** begin **

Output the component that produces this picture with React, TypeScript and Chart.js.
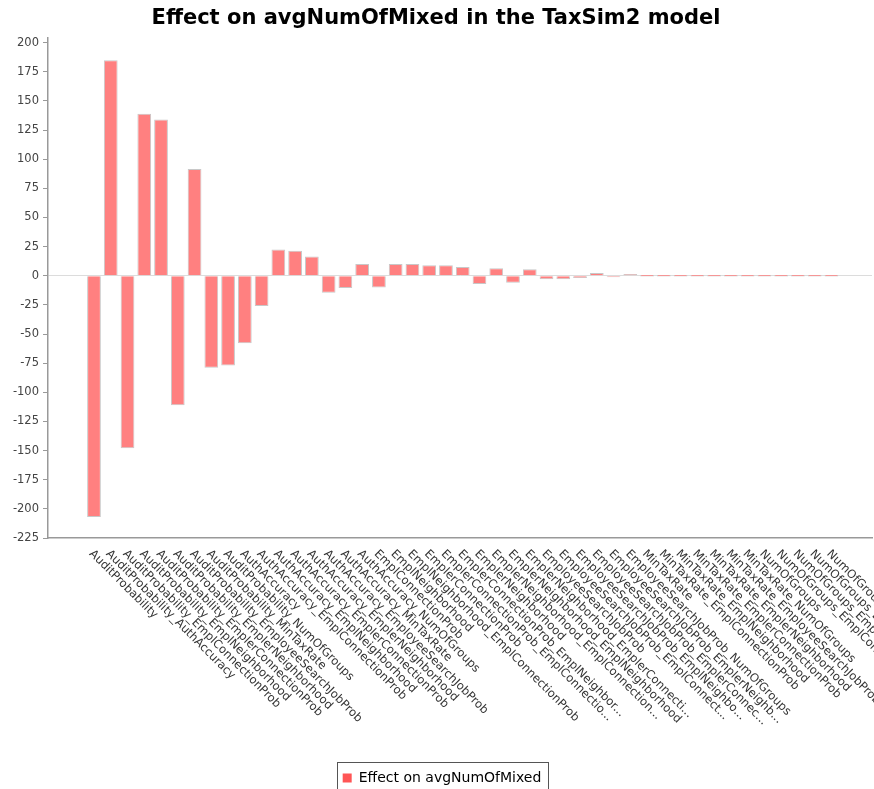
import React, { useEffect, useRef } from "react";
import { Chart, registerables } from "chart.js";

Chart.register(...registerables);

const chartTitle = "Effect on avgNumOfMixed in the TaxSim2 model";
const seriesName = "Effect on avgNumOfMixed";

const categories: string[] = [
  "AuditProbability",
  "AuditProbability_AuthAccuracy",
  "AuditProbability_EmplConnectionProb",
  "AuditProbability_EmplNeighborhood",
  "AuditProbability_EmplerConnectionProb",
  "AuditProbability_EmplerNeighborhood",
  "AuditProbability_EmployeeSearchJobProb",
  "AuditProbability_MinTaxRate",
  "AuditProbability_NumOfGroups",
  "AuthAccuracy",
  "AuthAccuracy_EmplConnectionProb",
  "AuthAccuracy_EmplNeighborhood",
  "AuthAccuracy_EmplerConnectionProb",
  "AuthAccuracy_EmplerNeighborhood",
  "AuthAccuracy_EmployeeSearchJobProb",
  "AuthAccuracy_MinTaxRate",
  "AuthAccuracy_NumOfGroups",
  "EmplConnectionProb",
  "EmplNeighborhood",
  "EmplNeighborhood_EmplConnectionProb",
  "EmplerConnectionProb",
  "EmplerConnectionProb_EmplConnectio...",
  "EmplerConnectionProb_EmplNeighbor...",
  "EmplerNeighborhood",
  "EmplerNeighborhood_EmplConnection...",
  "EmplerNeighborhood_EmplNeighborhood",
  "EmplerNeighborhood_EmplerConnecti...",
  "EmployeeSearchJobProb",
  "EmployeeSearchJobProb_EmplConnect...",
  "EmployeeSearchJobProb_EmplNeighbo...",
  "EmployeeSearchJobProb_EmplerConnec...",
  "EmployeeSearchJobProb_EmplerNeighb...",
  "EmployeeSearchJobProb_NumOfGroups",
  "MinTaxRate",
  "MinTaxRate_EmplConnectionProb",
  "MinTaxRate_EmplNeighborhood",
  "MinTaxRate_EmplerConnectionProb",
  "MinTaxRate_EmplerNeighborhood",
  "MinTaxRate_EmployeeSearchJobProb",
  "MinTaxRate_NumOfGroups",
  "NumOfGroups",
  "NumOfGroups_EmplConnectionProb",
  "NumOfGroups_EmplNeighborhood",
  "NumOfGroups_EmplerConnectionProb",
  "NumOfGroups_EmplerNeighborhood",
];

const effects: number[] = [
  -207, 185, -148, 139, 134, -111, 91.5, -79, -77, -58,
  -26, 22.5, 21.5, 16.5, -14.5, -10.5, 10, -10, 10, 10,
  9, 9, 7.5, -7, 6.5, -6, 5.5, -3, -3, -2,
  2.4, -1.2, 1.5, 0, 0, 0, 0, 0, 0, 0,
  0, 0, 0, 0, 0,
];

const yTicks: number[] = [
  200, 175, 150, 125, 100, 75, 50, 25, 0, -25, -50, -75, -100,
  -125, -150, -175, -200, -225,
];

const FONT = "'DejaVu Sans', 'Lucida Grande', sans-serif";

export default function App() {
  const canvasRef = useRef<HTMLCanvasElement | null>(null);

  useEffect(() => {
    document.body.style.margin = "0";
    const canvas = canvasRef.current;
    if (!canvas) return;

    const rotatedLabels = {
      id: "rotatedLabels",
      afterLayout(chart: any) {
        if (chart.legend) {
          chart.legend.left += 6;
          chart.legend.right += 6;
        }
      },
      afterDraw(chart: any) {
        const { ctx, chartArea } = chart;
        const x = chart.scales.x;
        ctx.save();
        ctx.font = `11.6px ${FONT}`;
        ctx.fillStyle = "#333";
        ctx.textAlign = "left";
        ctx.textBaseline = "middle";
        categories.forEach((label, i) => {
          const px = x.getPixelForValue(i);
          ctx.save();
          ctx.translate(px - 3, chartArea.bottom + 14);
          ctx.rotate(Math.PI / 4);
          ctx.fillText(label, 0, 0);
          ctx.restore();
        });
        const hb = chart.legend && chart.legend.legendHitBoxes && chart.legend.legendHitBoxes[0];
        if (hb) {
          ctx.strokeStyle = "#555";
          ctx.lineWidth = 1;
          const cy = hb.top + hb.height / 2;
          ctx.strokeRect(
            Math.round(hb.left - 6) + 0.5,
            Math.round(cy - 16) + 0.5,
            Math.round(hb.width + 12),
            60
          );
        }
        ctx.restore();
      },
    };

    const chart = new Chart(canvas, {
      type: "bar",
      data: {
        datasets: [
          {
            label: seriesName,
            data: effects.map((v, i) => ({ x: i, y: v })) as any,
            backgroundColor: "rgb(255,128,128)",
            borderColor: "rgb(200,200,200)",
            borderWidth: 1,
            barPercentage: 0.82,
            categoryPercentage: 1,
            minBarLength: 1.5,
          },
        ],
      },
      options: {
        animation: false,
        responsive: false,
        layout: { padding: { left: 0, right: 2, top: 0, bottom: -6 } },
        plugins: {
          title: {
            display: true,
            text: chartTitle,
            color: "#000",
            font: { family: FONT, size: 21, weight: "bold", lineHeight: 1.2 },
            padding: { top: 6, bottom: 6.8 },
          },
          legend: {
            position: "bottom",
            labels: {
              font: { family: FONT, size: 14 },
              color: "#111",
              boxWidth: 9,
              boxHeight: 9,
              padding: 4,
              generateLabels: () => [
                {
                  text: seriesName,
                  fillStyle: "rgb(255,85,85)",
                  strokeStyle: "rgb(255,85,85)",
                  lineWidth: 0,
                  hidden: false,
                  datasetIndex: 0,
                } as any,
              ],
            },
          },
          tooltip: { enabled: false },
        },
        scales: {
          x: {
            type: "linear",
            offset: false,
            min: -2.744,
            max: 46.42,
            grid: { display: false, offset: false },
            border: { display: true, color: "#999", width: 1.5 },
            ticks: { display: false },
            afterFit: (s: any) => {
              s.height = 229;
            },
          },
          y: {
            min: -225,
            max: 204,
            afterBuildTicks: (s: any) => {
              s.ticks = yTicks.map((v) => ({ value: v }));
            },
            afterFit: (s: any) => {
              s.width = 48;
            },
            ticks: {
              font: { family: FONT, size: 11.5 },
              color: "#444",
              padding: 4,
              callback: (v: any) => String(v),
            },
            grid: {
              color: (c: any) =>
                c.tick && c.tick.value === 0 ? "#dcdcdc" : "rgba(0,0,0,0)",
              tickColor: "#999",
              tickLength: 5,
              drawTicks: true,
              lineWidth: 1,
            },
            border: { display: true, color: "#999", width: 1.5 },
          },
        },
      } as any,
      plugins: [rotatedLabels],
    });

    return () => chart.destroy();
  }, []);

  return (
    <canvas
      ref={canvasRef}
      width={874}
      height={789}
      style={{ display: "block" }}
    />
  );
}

** end **

Written instruction: Leave out all pictures, then copy the remaining material exactly.

The answer:
Output the component that produces this picture with React, TypeScript and Chart.js.
import React, { useEffect, useRef } from "react";
import { Chart, registerables } from "chart.js";

Chart.register(...registerables);

const chartTitle = "Effect on avgNumOfMixed in the TaxSim2 model";
const seriesName = "Effect on avgNumOfMixed";

const categories: string[] = [
  "AuditProbability",
  "AuditProbability_AuthAccuracy",
  "AuditProbability_EmplConnectionProb",
  "AuditProbability_EmplNeighborhood",
  "AuditProbability_EmplerConnectionProb",
  "AuditProbability_EmplerNeighborhood",
  "AuditProbability_EmployeeSearchJobProb",
  "AuditProbability_MinTaxRate",
  "AuditProbability_NumOfGroups",
  "AuthAccuracy",
  "AuthAccuracy_EmplConnectionProb",
  "AuthAccuracy_EmplNeighborhood",
  "AuthAccuracy_EmplerConnectionProb",
  "AuthAccuracy_EmplerNeighborhood",
  "AuthAccuracy_EmployeeSearchJobProb",
  "AuthAccuracy_MinTaxRate",
  "AuthAccuracy_NumOfGroups",
  "EmplConnectionProb",
  "EmplNeighborhood",
  "EmplNeighborhood_EmplConnectionProb",
  "EmplerConnectionProb",
  "EmplerConnectionProb_EmplConnectio...",
  "EmplerConnectionProb_EmplNeighbor...",
  "EmplerNeighborhood",
  "EmplerNeighborhood_EmplConnection...",
  "EmplerNeighborhood_EmplNeighborhood",
  "EmplerNeighborhood_EmplerConnecti...",
  "EmployeeSearchJobProb",
  "EmployeeSearchJobProb_EmplConnect...",
  "EmployeeSearchJobProb_EmplNeighbo...",
  "EmployeeSearchJobProb_EmplerConnec...",
  "EmployeeSearchJobProb_EmplerNeighb...",
  "EmployeeSearchJobProb_NumOfGroups",
  "MinTaxRate",
  "MinTaxRate_EmplConnectionProb",
  "MinTaxRate_EmplNeighborhood",
  "MinTaxRate_EmplerConnectionProb",
  "MinTaxRate_EmplerNeighborhood",
  "MinTaxRate_EmployeeSearchJobProb",
  "MinTaxRate_NumOfGroups",
  "NumOfGroups",
  "NumOfGroups_EmplConnectionProb",
  "NumOfGroups_EmplNeighborhood",
  "NumOfGroups_EmplerConnectionProb",
  "NumOfGroups_EmplerNeighborhood",
];

const effects: number[] = [
  -207, 185, -148, 139, 134, -111, 91.5, -79, -77, -58,
  -26, 22.5, 21.5, 16.5, -14.5, -10.5, 10, -10, 10, 10,
  9, 9, 7.5, -7, 6.5, -6, 5.5, -3, -3, -2,
  2.4, -1.2, 1.5, 0, 0, 0, 0, 0, 0, 0,
  0, 0, 0, 0, 0,
];

const yTicks: number[] = [
  200, 175, 150, 125, 100, 75, 50, 25, 0, -25, -50, -75, -100,
  -125, -150, -175, -200, -225,
];

const FONT = "'DejaVu Sans', 'Lucida Grande', sans-serif";

export default function App() {
  const canvasRef = useRef<HTMLCanvasElement | null>(null);

  useEffect(() => {
    document.body.style.margin = "0";
    const canvas = canvasRef.current;
    if (!canvas) return;

    const rotatedLabels = {
      id: "rotatedLabels",
      afterLayout(chart: any) {
        if (chart.legend) {
          chart.legend.left += 6;
          chart.legend.right += 6;
        }
      },
      afterDraw(chart: any) {
        const { ctx, chartArea } = chart;
        const x = chart.scales.x;
        ctx.save();
        ctx.font = `11.6px ${FONT}`;
        ctx.fillStyle = "#333";
        ctx.textAlign = "left";
        ctx.textBaseline = "middle";
        categories.forEach((label, i) => {
          const px = x.getPixelForValue(i);
          ctx.save();
          ctx.translate(px - 3, chartArea.bottom + 14);
          ctx.rotate(Math.PI / 4);
          ctx.fillText(label, 0, 0);
          ctx.restore();
        });
        const hb = chart.legend && chart.legend.legendHitBoxes && chart.legend.legendHitBoxes[0];
        if (hb) {
          ctx.strokeStyle = "#555";
          ctx.lineWidth = 1;
          const cy = hb.top + hb.height / 2;
          ctx.strokeRect(
            Math.round(hb.left - 6) + 0.5,
            Math.round(cy - 16) + 0.5,
            Math.round(hb.width + 12),
            60
          );
        }
        ctx.restore();
      },
    };

    const chart = new Chart(canvas, {
      type: "bar",
      data: {
        datasets: [
          {
            label: seriesName,
            data: effects.map((v, i) => ({ x: i, y: v })) as any,
            backgroundColor: "rgb(255,128,128)",
            borderColor: "rgb(200,200,200)",
            borderWidth: 1,
            barPercentage: 0.82,
            categoryPercentage: 1,
            minBarLength: 1.5,
          },
        ],
      },
      options: {
        animation: false,
        responsive: false,
        layout: { padding: { left: 0, right: 2, top: 0, bottom: -6 } },
        plugins: {
          title: {
            display: true,
            text: chartTitle,
            color: "#000",
            font: { family: FONT, size: 21, weight: "bold", lineHeight: 1.2 },
            padding: { top: 6, bottom: 6.8 },
          },
          legend: {
            position: "bottom",
            labels: {
              font: { family: FONT, size: 14 },
              color: "#111",
              boxWidth: 9,
              boxHeight: 9,
              padding: 4,
              generateLabels: () => [
                {
                  text: seriesName,
                  fillStyle: "rgb(255,85,85)",
                  strokeStyle: "rgb(255,85,85)",
                  lineWidth: 0,
                  hidden: false,
                  datasetIndex: 0,
                } as any,
              ],
            },
          },
          tooltip: { enabled: false },
        },
        scales: {
          x: {
            type: "linear",
            offset: false,
            min: -2.744,
            max: 46.42,
            grid: { display: false, offset: false },
            border: { display: true, color: "#999", width: 1.5 },
            ticks: { display: false },
            afterFit: (s: any) => {
              s.height = 229;
            },
          },
          y: {
            min: -225,
            max: 204,
            afterBuildTicks: (s: any) => {
              s.ticks = yTicks.map((v) => ({ value: v }));
            },
            afterFit: (s: any) => {
              s.width = 48;
            },
            ticks: {
              font: { family: FONT, size: 11.5 },
              color: "#444",
              padding: 4,
              callback: (v: any) => String(v),
            },
            grid: {
              color: (c: any) =>
                c.tick && c.tick.value === 0 ? "#dcdcdc" : "rgba(0,0,0,0)",
              tickColor: "#999",
              tickLength: 5,
              drawTicks: true,
              lineWidth: 1,
            },
            border: { display: true, color: "#999", width: 1.5 },
          },
        },
      } as any,
      plugins: [rotatedLabels],
    });

    return () => chart.destroy();
  }, []);

  return (
    <canvas
      ref={canvasRef}
      width={874}
      height={789}
      style={{ display: "block" }}
    />
  );
}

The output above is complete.